The the NCEI new report says oceanic temperature measurements have improved greatly in the past two decades, relying more on oceanic buoys instead of manual measurements of sea water. It’s been known for years that ship measurements tend to show cooler water than measurements taken from buoys. The reason could be that the water cools slightly as it is pulled up by bucket to the ship’s deck. Ships also sample a smaller area of the oceans than the automatic measurements of buoys scattered across the world. The NCEI scientists also claim 1998 was an unusually warm year that skews the dataset used by the IPCC, because temperatures dropped in subsequent years from an unusual spike in temperature caused by an extreme El Niño year.

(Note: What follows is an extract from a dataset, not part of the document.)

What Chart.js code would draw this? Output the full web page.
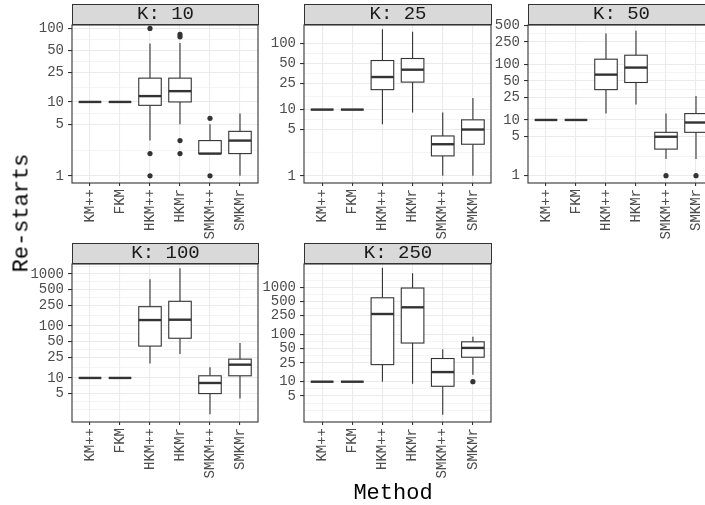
<!DOCTYPE html>
<html>
<head>
<meta charset="utf-8">
<script src="https://cdn.jsdelivr.net/npm/chart.js@4/dist/chart.umd.min.js"></script>
<style>
  html, body { margin: 0; padding: 0; background: #fff; }
  #fig { position: relative; width: 705px; height: 505px; overflow: hidden; background: #fff; }
  #fig canvas { position: absolute; }
  .strip {
    position: absolute; box-sizing: border-box; height: 21px;
    background: #d9d9d9; border: 1px solid #333;
    font: 19px "Liberation Mono", monospace; color: #1a1a1a;
    text-align: center; line-height: 19px; white-space: pre;
  }
  .axis-title {
    position: absolute; font: 22px "Liberation Mono", monospace; color: #000;
    white-space: nowrap; transform: translate(-50%, -50%);
  }
</style>
</head>
<body>
<div id="fig"></div>
<script>
// Methods compared in every facet
const methods = ['KM++', 'FKM', 'HKM++', 'HKMr', 'SMKM++', 'SMKMr'];
const kValues = [10, 25, 50, 100, 250];

// Box summaries per method: [lower whisker, Q1, median, Q3, upper whisker]
const boxesK10 = [[10,10,10,10,10], [10,10,10,10,10], [3,9,12,21,62], [5,10,14,21,63], [2,2,2,3,5], [1,2,3,4,7]];
const boxesK25 = [[10,10,10,10,10], [10,10,10,10,10], [6,20,31,55,163], [9,26,40,59,150], [1,2,3,4,9], [1,3,5,7,15]];
const boxesK50 = [[10,10,10,10,10], [10,10,10,10,10], [13,35,65,123,355], [19,47,87,145,400], [2,3,5,6,13], [2,6,9,13,27]];
const boxesK100 = [[10,10,10,10,10], [10,10,10,10,10], [19,41,130,235,790], [29,58,132,298,1290], [2,5,8,11,16], [4,11,18,23,47]];
const boxesK250 = [[10,10,10,10,10], [10,10,10,10,10], [10,23,272,600,2600], [9,66,377,966,1980], [2,8,16,31,49], [14,33,52,70,90]];

// Outlying runs per method
const outliersK10 = [[], [], [99, 2, 1], [82, 76, 3, 2], [6, 1], []];
const outliersK25 = [[], [], [], [], [], []];
const outliersK50 = [[], [], [], [], [1], [1]];
const outliersK100 = [[], [], [], [], [], []];
const outliersK250 = [[], [], [], [], [], [10]];

// Labelled y breaks per facet
const yTicksK10 = [1, 5, 10, 25, 50, 100];
const yTicksK25 = [1, 5, 10, 25, 50, 100];
const yTicksK50 = [1, 5, 10, 25, 50, 100, 250, 500];
const yTicksK100 = [5, 10, 25, 50, 100, 250, 500, 1000];
const yTicksK250 = [5, 10, 25, 50, 100, 250, 500, 1000];

// Facet layout: panel left edge, strip top, panel width, y range
const STRIP_H = 21, PANEL_H = 158, AXIS_W = 62, XLAB_H = 70, PAD_R = 4;
const panels = [
  { k: kValues[0], boxes: boxesK10, outliers: outliersK10, yTicks: yTicksK10, yMin: 0.8, yMax: 110, left: 72, top: 4, width: 186 },
  { k: kValues[1], boxes: boxesK25, outliers: outliersK25, yTicks: yTicksK25, yMin: 0.78, yMax: 189, left: 304, top: 4, width: 187 },
  { k: kValues[2], boxes: boxesK50, outliers: outliersK50, yTicks: yTicksK50, yMin: 0.74, yMax: 505, left: 528, top: 4, width: 186 },
  { k: kValues[3], boxes: boxesK100, outliers: outliersK100, yTicks: yTicksK100, yMin: 1.42, yMax: 1557, left: 72, top: 243, width: 186 },
  { k: kValues[4], boxes: boxesK250, outliers: outliersK250, yTicks: yTicksK250, yMin: 1.4, yMax: 3120, left: 304, top: 243, width: 187 }
];

const FONT = 'Liberation Mono';
const INK = '#333333';
const GRID = '#ebebeb';
const BOX_HALF = 0.375;

// Minor breaks halfway between majors in log space, extended one step past each end
function minorBreaks(majors, min, max) {
  const lmin = Math.log10(min), lmax = Math.log10(max);
  const b = majors.filter(v => v >= min && v <= max).map(Math.log10);
  const bd = b[1] - b[0];
  if (lmin < b[0]) b.unshift(b[0] - bd);
  if (lmax > b[b.length - 1]) b.push(b[b.length - 1] + bd);
  const out = [];
  for (let i = 0; i < b.length - 1; i++) out.push(b[i], (b[i] + b[i + 1]) / 2);
  out.push(b[b.length - 1]);
  const majorLogs = majors.map(Math.log10);
  return out
    .filter(v => v > lmin && v < lmax && !majorLogs.some(m => Math.abs(m - v) < 1e-9))
    .map(v => Math.pow(10, v));
}

// Draws whiskers, boxes and medians through the chart scales
const boxPlugin = {
  id: 'boxes',
  beforeDatasetsDraw(chart, args, opts) {
    const { ctx, chartArea, scales: { x, y } } = chart;
    ctx.save();
    ctx.beginPath();
    ctx.rect(chartArea.left, chartArea.top, chartArea.width, chartArea.height);
    ctx.clip();
    opts.boxes.forEach((s, i) => {
      const [lo, q1, med, q3, hi] = s;
      const cx = x.getPixelForValue(i);
      const x0 = x.getPixelForValue(i - BOX_HALF);
      const x1 = x.getPixelForValue(i + BOX_HALF);
      const yLo = y.getPixelForValue(lo), yQ1 = y.getPixelForValue(q1);
      const yMed = y.getPixelForValue(med), yQ3 = y.getPixelForValue(q3);
      const yHi = y.getPixelForValue(hi);
      ctx.strokeStyle = INK;
      ctx.lineWidth = 1.1;
      ctx.beginPath();
      ctx.moveTo(cx, yHi); ctx.lineTo(cx, yQ3);
      ctx.moveTo(cx, yQ1); ctx.lineTo(cx, yLo);
      ctx.stroke();
      ctx.fillStyle = '#ffffff';
      ctx.fillRect(x0, yQ3, x1 - x0, yQ1 - yQ3);
      ctx.strokeRect(x0, yQ3, x1 - x0, yQ1 - yQ3);
      ctx.lineWidth = 2.4;
      ctx.beginPath();
      ctx.moveTo(x0, yMed); ctx.lineTo(x1, yMed);
      ctx.stroke();
    });
    ctx.restore();
  }
};

// Panel frame drawn on top of the marks
const framePlugin = {
  id: 'frame',
  afterDatasetsDraw(chart) {
    const { ctx, chartArea: a } = chart;
    ctx.save();
    ctx.strokeStyle = INK;
    ctx.lineWidth = 1.1;
    ctx.strokeRect(a.left, a.top, a.right - a.left, a.bottom - a.top);
    ctx.restore();
  }
};

const fig = document.getElementById('fig');

panels.forEach(p => {
  const canvas = document.createElement('canvas');
  const cw = AXIS_W + p.width + PAD_R;
  const ch = STRIP_H + PANEL_H + XLAB_H;
  canvas.width = cw; canvas.height = ch;
  canvas.style.width = cw + 'px'; canvas.style.height = ch + 'px';
  canvas.style.left = (p.left - AXIS_W) + 'px';
  canvas.style.top = p.top + 'px';
  fig.appendChild(canvas);

  const strip = document.createElement('div');
  strip.className = 'strip';
  strip.style.left = p.left + 'px';
  strip.style.top = p.top + 'px';
  strip.style.width = (p.width + 1) + 'px';
  strip.textContent = 'K: ' + p.k;
  fig.appendChild(strip);

  const majorSet = new Set(p.yTicks);
  const allTicks = p.yTicks.filter(v => v >= p.yMin && v <= p.yMax)
    .concat(minorBreaks(p.yTicks, p.yMin, p.yMax))
    .sort((a, b) => a - b);
  const isMajor = c => c.tick && majorSet.has(c.tick.value);

  const points = [];
  p.outliers.forEach((vals, i) => vals.forEach(v => points.push({ x: i, y: v })));

  new Chart(canvas, {
    type: 'scatter',
    data: {
      datasets: [{
        data: points,
        pointRadius: 2.6,
        pointHoverRadius: 2.6,
        backgroundColor: INK,
        borderColor: INK,
        borderWidth: 0
      }]
    },
    options: {
      responsive: false,
      animation: false,
      devicePixelRatio: 1,
      events: [],
      layout: { padding: { top: STRIP_H, right: PAD_R, left: 0, bottom: 0 } },
      plugins: {
        legend: { display: false },
        tooltip: { enabled: false },
        boxes: { boxes: p.boxes }
      },
      scales: {
        x: {
          type: 'linear', min: -0.6, max: 5.6, bounds: 'data',
          afterBuildTicks: s => { s.ticks = methods.map((_, i) => ({ value: i })); },
          afterFit: s => { s.height = XLAB_H; },
          ticks: {
            autoSkip: false, minRotation: 90, maxRotation: 90, padding: 3,
            color: '#4d4d4d', font: { family: FONT, size: 14 },
            callback: v => methods[v]
          },
          grid: { color: GRID, lineWidth: 1.1, tickColor: INK, tickLength: 3, tickWidth: 1.1 },
          border: { display: false }
        },
        y: {
          type: 'logarithmic', min: p.yMin, max: p.yMax, bounds: 'data',
          afterBuildTicks: s => { s.ticks = allTicks.map(v => ({ value: v })); },
          afterFit: s => { s.width = AXIS_W; },
          ticks: {
            autoSkip: false, padding: 4,
            color: '#4d4d4d', font: { family: FONT, size: 14 },
            callback: v => (majorSet.has(v) ? String(v) : '')
          },
          grid: {
            color: GRID,
            lineWidth: c => (isMajor(c) ? 1.1 : 0.55),
            tickColor: c => (isMajor(c) ? INK : 'rgba(0,0,0,0)'),
            tickLength: 4,
            tickWidth: 1.1
          },
          border: { display: false }
        }
      }
    },
    plugins: [boxPlugin, framePlugin]
  });
});

// Shared axis titles
const yTitle = document.createElement('div');
yTitle.className = 'axis-title';
yTitle.textContent = 'Re-starts';
yTitle.style.left = '22px';
yTitle.style.top = '213px';
yTitle.style.transform = 'translate(-50%, -50%) rotate(-90deg)';
fig.appendChild(yTitle);

const xTitle = document.createElement('div');
xTitle.className = 'axis-title';
xTitle.textContent = 'Method';
xTitle.style.left = '393px';
xTitle.style.top = '493px';
fig.appendChild(xTitle);
</script>
</body>
</html>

The new study was immediately attacked by skeptics of man-made climate change.
“Scientists with the National Oceanic and Atmospheric Administration released a study Thursday claiming there’s no hiatus in global warming,” wrote Michael Bastasch at the Daily Caller. “But new satellite-derived temperature measurements show there’s been no global warming for 18 years and six months.”
Bastasch, who was lambasted by scientists in February for claiming there’s nothing unusual about Siberia’s rapidly melting permafrost, disputed Thursday’s study just hours after it came out. He accused the scientists of weighing buoy readings over ship readings in an attempt to falsely portray a global warming effect, echoing the views of Bob Tisdale and Anthony Watts, who are oft-cited skeptics of the theory that humans cause significant and damaging global climate changes.
In a post published on the Daily Caller’s site Thursday, Bastasch pointed to British “climate expert” Christopher Monckton to refute NOAA’s research.
Monckton, a well-known global warming skeptic, claims satellite data has shown no measureable increase in global temperatures for the past 18 years, based on Remote Sensing Systems satellite data.
Monckton and his media supporters lend more credence to the RSS readings than those from the ocean’s surface, but a study by Stephen Po-Chedley and colleagues from the University of Washington published in March questioned whether this satellite data should be used to measure long-term temperature changes.
Despite overwhelming consensus in the scientific community, conservative media continue to amplify the voice of skeptics, implying a balanced "debate." The reaction to Thursday’s report was no different.
“Science doesn’t care if you’re conservative or liberal,” said Huertas.